Hace unos días, The New York Times sorprendió a sus lectores con un particular artículo, tan sencillo como espectacular, titulado “¿Cómo se hace un libro?”. Un breve reportaje gráfico que, entre polvorientas fotografías e hipnóticos GIF, describió el paso a paso en la producción de “Moon Witch, Spider King”, el último libro de Marlon James. Hermoso homenaje al fabuloso mundo de la impresión, aquel místico universo en el que bigotudos maestros de retinas gastadas y protuberantes barrigas se sumergen durante horas en las entrañas de metálicas bestias rotativas para domar las fuerzas naturales de los colores y el pegamento hasta obtener la tonalidad correcta de una portada y la alineación perfecta de un párrafo.
Recuerdo bien la primera vez que crucé el umbral editorial hasta perderme tras las bambalinas de una imprenta. Fue con mi colegio en nuestro periódico local durante una tarde remota, tan remota como aquella que el coronel Aureliano Buendía había de recordar cuando su padre lo llevó a conocer el hielo. Fue una experiencia absolutamente reveladora, pues hasta entonces nunca había parado ni un segundo a preguntarme cómo se fabricaba el crucigrama de los jueves que llenábamos por las tardes con mi mamá y desconocía por completo el sistema cromático de planchas de aluminio que, por muy entrados en los albores tecnológicos del nuevo milenio que estuviéramos, ineludiblemente desprendía un tufillo nostálgico que me transportaba a los días más gloriosos de Gutenberg en Maguncia.
Pero, sin lugar a duda, lo más curioso de todo fueron los colosales cilindros de papel que dormitaban en su bodega. Goliats de fino gramaje que el guía de nuestro improvisado tour colegial afirmó venían de Egipto, un dato de tremenda inutilidad que dos décadas después aún no consigo olvidar, y que inevitablemente puso a volar mi creatividad hasta evocar la absurda imagen de un titánico Anubis que, cuales rollos de papel higiénico, los empacaba por docenas en una antigua barcaza estacionada en el puerto del Templo de Lúxor. La misma que bajo los fulgurantes rayos del dios Ra surcaría el Nilo hacía los confines de la tierra conocida en su viaje sin escalas hasta Bucaramanga. Hoy sé que esto no funciona así y que en el transporte internacional de mercadería no interviene ninguna deidad, así que discúlpenme si opto por mi fantasía infantil en detrimento de la aburridísima Convención de Viena.

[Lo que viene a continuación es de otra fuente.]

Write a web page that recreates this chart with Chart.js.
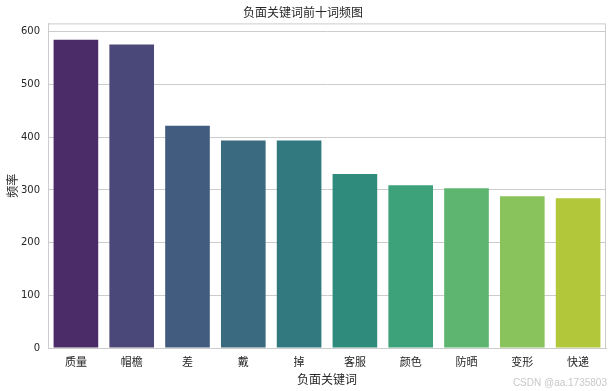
<!DOCTYPE html>
<html>
<head>
<meta charset="utf-8">
<script src="https://cdn.jsdelivr.net/npm/chart.js@4"></script>
<style>
    html, body { margin: 0; padding: 0; background: #ffffff; }
    #wrap { position: relative; width: 613px; height: 391px; }
    #mark {
        position: absolute; right: 6px; bottom: 3px;
        font: 10px 'Liberation Sans', sans-serif; color: #c8c8c8;
    }
</style>
</head>
<body>
<div id="wrap">
    <canvas id="chart" width="613" height="391"></canvas>
    <div id="mark">CSDN @aa.1735803</div>
</div>
<script>
// 负面关键词与频率
const keywords = ['质量', '帽檐', '差', '戴', '掉', '客服', '颜色', '防晒', '变形', '快递'];
const counts = [585, 576, 422, 394, 394, 330, 309, 303, 288, 284];
const barColors = ['#4b2c69', '#4a4878', '#425c80', '#3a6a7f', '#31797e',
                   '#2f8c7d', '#3da27a', '#5eb56f', '#89c35b', '#b2c73a'];
const yTicks = [0, 100, 200, 300, 400, 500, 600];

const cjk = "'Noto Sans CJK SC', 'DejaVu Sans', sans-serif";
const textColor = '#262626';
const lineColor = '#cccccc';

// 四周边框
const frame = {
    id: 'frame',
    afterDraw(chart) {
        const { ctx, chartArea: a } = chart;
        ctx.save();
        ctx.strokeStyle = lineColor;
        ctx.lineWidth = 1;
        ctx.strokeRect(a.left + 0.5, a.top + 0.5, a.right - a.left - 1, a.bottom - a.top);
        ctx.restore();
    }
};

new Chart(document.getElementById('chart'), {
    type: 'bar',
    data: {
        labels: keywords,
        datasets: [{
            data: counts,
            backgroundColor: barColors,
            borderWidth: 0,
            categoryPercentage: 0.8,
            barPercentage: 1.0
        }]
    },
    options: {
        responsive: false,
        animation: false,
        layout: { padding: { right: 7 } },
        plugins: {
            legend: { display: false },
            tooltip: { enabled: false },
            title: {
                display: true,
                text: '负面关键词前十词频图',
                color: textColor,
                font: { family: cjk, size: 12, weight: 'normal' },
                padding: { top: 5, bottom: 4 }
            }
        },
        scales: {
            x: {
                grid: { display: false, drawTicks: false },
                border: { color: lineColor },
                ticks: { color: textColor, font: { family: cjk, size: 11 }, padding: 7 },
                title: {
                    display: true,
                    text: '负面关键词',
                    color: textColor,
                    font: { family: cjk, size: 12 },
                    padding: { top: 0, bottom: 4 }
                },
                afterFit(scale) { scale.height = 43; }
            },
            y: {
                min: 0,
                max: 616,
                afterBuildTicks(scale) {
                    scale.ticks = yTicks.map(v => ({ value: v }));
                },
                grid: { color: lineColor, drawTicks: false },
                border: { color: lineColor },
                ticks: { color: textColor, font: { family: "'DejaVu Sans', sans-serif", size: 10 }, padding: 8 },
                title: {
                    display: true,
                    text: '频率',
                    color: textColor,
                    font: { family: cjk, size: 12 },
                    padding: { top: 5, bottom: 0 }
                },
                afterFit(scale) { scale.width = 48; }
            }
        }
    },
    plugins: [frame]
});
</script>
</body>
</html>
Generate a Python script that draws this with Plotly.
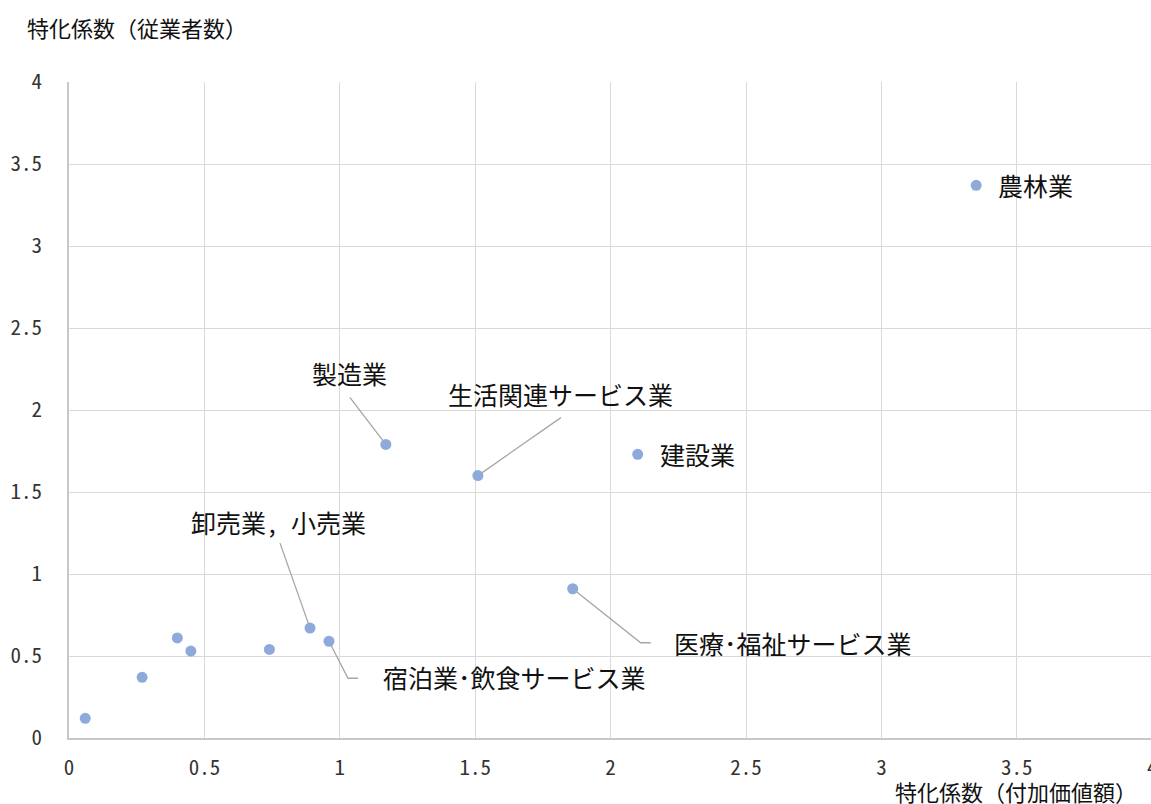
import plotly.graph_objects as go

# 産業別の特化係数（付加価値額 × 従業者数）
industry = ["農林業", "建設業", "製造業", "生活関連サービス業", "卸売業, 小売業",
            "宿泊業･飲食サービス業", "医療･福祉サービス業",
            "", "", "", "", ""]
coef_value_added = [3.35, 2.10, 1.17, 1.51, 0.89, 0.96, 1.86, 0.06, 0.27, 0.40, 0.45, 0.74]
coef_employees = [3.37, 1.73, 1.79, 1.60, 0.67, 0.59, 0.91, 0.12, 0.37, 0.61, 0.53, 0.54]

tick_vals = [0, 0.5, 1, 1.5, 2, 2.5, 3, 3.5, 4]
tick_text = ["0", "0.5", "1", "1.5", "2", "2.5", "3", "3.5", "4"]

x_title = "特化係数（付加価値額）"
y_title = "特化係数（従業者数）"

# ---- layout geometry ----
W, H = 1151, 804
M_L, M_R, M_T, M_B = 69, 0, 82, 66
plot_w = W - M_L - M_R
plot_h = H - M_T - M_B
PX_PER_X = 270.8
X_MAX = plot_w / PX_PER_X
Y_MAX = 4
PX_PER_Y = plot_h / Y_MAX

FONT = "Noto Sans Mono CJK JP, Noto Sans CJK JP, sans-serif"
GRID = "#d9d9d9"
MARK = "#8eaadb"
LEADER = "#a6a6a6"
TEXT = "#111111"
TICK = "#333333"

# label placement: (xanchor, xshift, yshift) in pixels; leader path in pixel offsets
label_pos = {
    "農林業": ("left", 20, 0, None),
    "建設業": ("left", 20, 0, None),
    "製造業": ("center", -36, 71, [(0, 0), (-36, 47)]),
    "生活関連サービス業": ("center", 83, 82, [(0, 0), (83, 58)]),
    "卸売業, 小売業": ("center", -32, 106, [(0, 0), (-30, 85)]),
    "宿泊業･飲食サービス業": ("left", 52, -36, [(0, 0), (19, -37), (29, -37)]),
    "医療･福祉サービス業": ("left", 99, -54, [(0, 0), (68, -54), (78, -54)]),
}

fig = go.Figure()

annotations = []
for name, xv, yv in zip(industry, coef_value_added, coef_employees):
    if not name:
        continue
    anchor, dx, dy, path = label_pos[name]
    if path:
        lx = [xv + px / PX_PER_X for px, _ in path]
        ly = [yv + py / PX_PER_Y for _, py in path]
        fig.add_trace(go.Scatter(x=lx, y=ly, mode="lines",
                                 line=dict(color=LEADER, width=1.3),
                                 hoverinfo="skip", showlegend=False))
    annotations.append(dict(x=xv, y=yv, xref="x", yref="y", text=name,
                            showarrow=False, xanchor=anchor, yanchor="middle",
                            xshift=dx, yshift=dy,
                            font=dict(family=FONT, size=25, color=TEXT)))

fig.add_trace(go.Scatter(
    x=coef_value_added, y=coef_employees, mode="markers",
    marker=dict(color=MARK, size=11, line=dict(width=0)),
    text=industry, showlegend=False,
    hovertemplate="%{text}<br>%{x}, %{y}<extra></extra>",
))

# axis titles (positions given in pixels, converted to paper fractions)
titles = [
    (y_title, 25, 27, "left"),
    (x_title, 1139, 791, "right"),
]
for text, px, py, anchor in titles:
    annotations.append(dict(x=(px - M_L) / plot_w, y=(H - py - M_B) / plot_h,
                            xref="paper", yref="paper", text=text,
                            showarrow=False, xanchor=anchor, yanchor="middle",
                            font=dict(family=FONT, size=22, color=TEXT)))

# last x tick sits at the window edge
annotations.append(dict(x=tick_vals[-1] / X_MAX, y=0, xref="paper", yref="paper",
                        text=tick_text[-1], showarrow=False, xanchor="center",
                        yanchor="top", yshift=-11,
                        font=dict(family=FONT, size=21, color=TICK)))

fig.update_layout(
    width=W, height=H,
    margin=dict(l=M_L, r=M_R, t=M_T, b=M_B),
    paper_bgcolor="white", plot_bgcolor="white",
    annotations=annotations,
    xaxis=dict(range=[0, X_MAX], tickvals=tick_vals[:-1], ticktext=tick_text[:-1],
               showgrid=True, gridcolor=GRID, gridwidth=1.3,
               zeroline=False, showline=True, linecolor="#c8c8c8", linewidth=1.5,
               ticks="outside", ticklen=10, tickcolor="rgba(0,0,0,0)",
               tickfont=dict(family=FONT, size=21, color=TICK)),
    yaxis=dict(range=[0, Y_MAX], tickvals=tick_vals, ticktext=tick_text,
               showgrid=True, gridcolor=GRID, gridwidth=1.3,
               zeroline=False, showline=True, linecolor="#c8c8c8", linewidth=1.5,
               ticks="outside", ticklen=21, tickcolor="rgba(0,0,0,0)",
               tickfont=dict(family=FONT, size=21, color=TICK)),
)

fig.write_html("out.html")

Desde entonces mi vida naufragaría entre tintas y estaría atada a la exquisita sinfonía sincrónica del martillar de las prensas, bien fuera a través de algún periódico escolar clandestino que se manifestaba contra la rectoría opresora que obligaba a sus estudiantes a cortarse el cabello aún contra los designios de la Constitución o materializando con amigos el sueño de una publicación universitaria que reinventara las bases del Derecho colombiano entre las paredes de cal y arena de algún claustro colonial del centro de Bogotá. La impresión siempre ha estado ahí, al tiempo como oficio encantador que consigue la tarea herculina de condensar universos literarios enteros entre fibras de celulosa y especie amenazada por nuestra frenética carrera hacia lo digital.